Security elements related to test design

In remote examination, one of the fundamental factors to reduce fraud is to be found in the very design of the exam. This must be balanced with the fact that fraud minimization is not the only objective: any change to the tests should not imply an increase in their difficulty. Some of these measures are:

  • Wide question banks: combinatorial automatic generation of exams allows for a drastic reduction of the probability of two students having the same exam. In AvEx, these banks can be created by course section, thus allowing for a balanced exam to be offered to every student.
  • Open book exams: teams were encouraged to allow the use of any material while taking the examination. In any regard, non-memoristic questions are considered to be a better tool for evaluation, and thus it is a good opportunity to shift our evaluation culture.
  • Time/number of questions ratio: Adjusting the allotted time for the exam, depending on its complexity, implies that less time is available for cheating.
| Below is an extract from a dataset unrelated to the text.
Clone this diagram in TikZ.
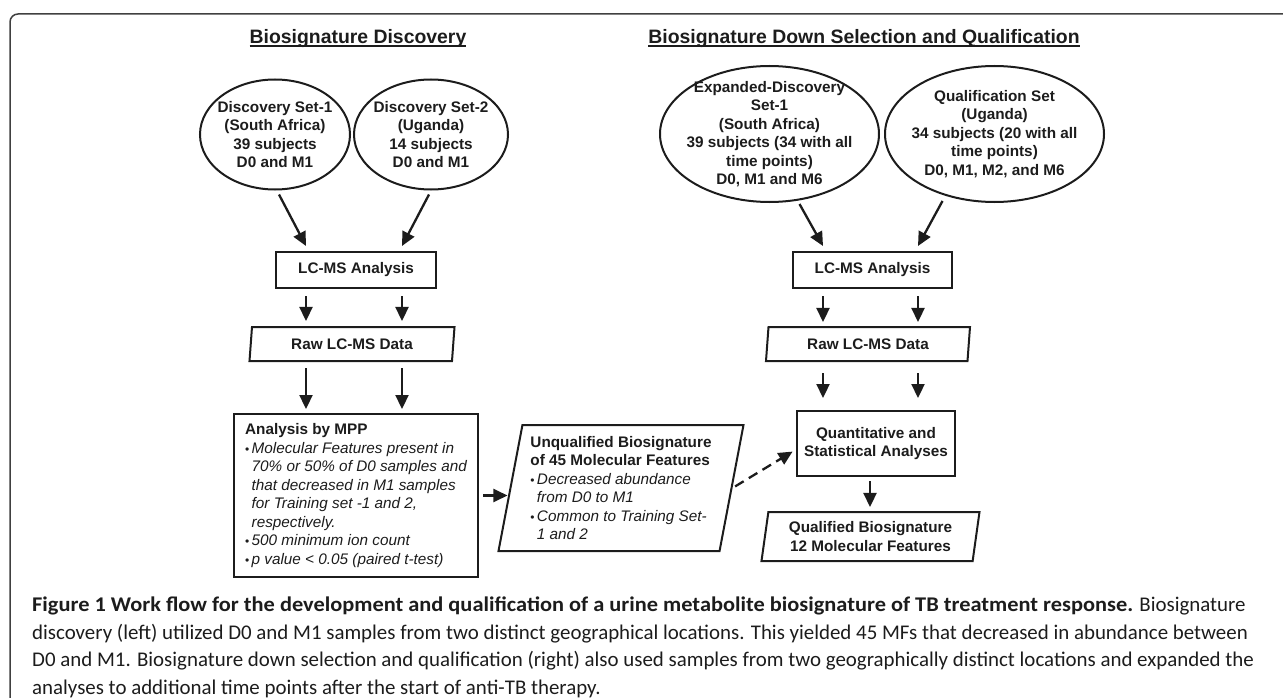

Teachers were encouraged to also take into account low-bandwidth situations.

Software related security elements

Since UNED developed its own software, and despite the urgency of the first weeks, was able to introduce several security elements from the very first version of AvEx:

  • Randomization of questions and answers: since exams are taken synchronously by the students of a single course, randomization impairs knowledge sharing.
  • Sequential access to questions: difficulting the accumulation of questions/answers and thus the capturing and sharing of them.
  • Disabilitation of certain software freedoms: impossibility to copy and paste text from the application hinders quick sharing of information.
  • Verification: UNED's own text matching engine, allowing for the automatic comparison of students' answers, both amongst them and with other texts either from the course material or from the internet. Coincidences can thus be highlighted and the course responsible can act upon them.
  • Random picture taking: during the test, students are required to allow access to their webcam, and photos are taken randomly. These pictures are not automatically analysed, but they are attached to the exam and thus available for the course teams to verify authorship.
  • Remote assistance (under development): AvEx will allow bidirectional audio-visual communication between a student and a teacher in charge of the process. This communication can be used both for solving procedural questions and for verifying and preventing any unwanted behaviour.

Other security measures

The University put other exceptional measures in place to guarantee the fairness of the process. One example is a sworn declaration of authorship and of no violation of the regulations: Students are informed about the existing sanctioning system while an appeal to their individual responsibility is made. This signed document will be used in eventual legal processes. Another is a delayed interview: Students agree to the possibility that the course responsible fix an appointment with them, as a complement to the exam, in order to confirm the result of the evaluation.

Conclusion

It is important to consider the evaluation system as a whole: it is the decisive conjunction of the different aforementioned elements that helps fraud minimization. This way, we can guarantee rigour and quality of our evaluation, without the need of using overrated and problematic technologies in the process. The results of AvEx after five examination calls from June 2020, with a low number of issues recorded and a generally high student and teacher satisfaction, are encouraging and draw a clear path for the future.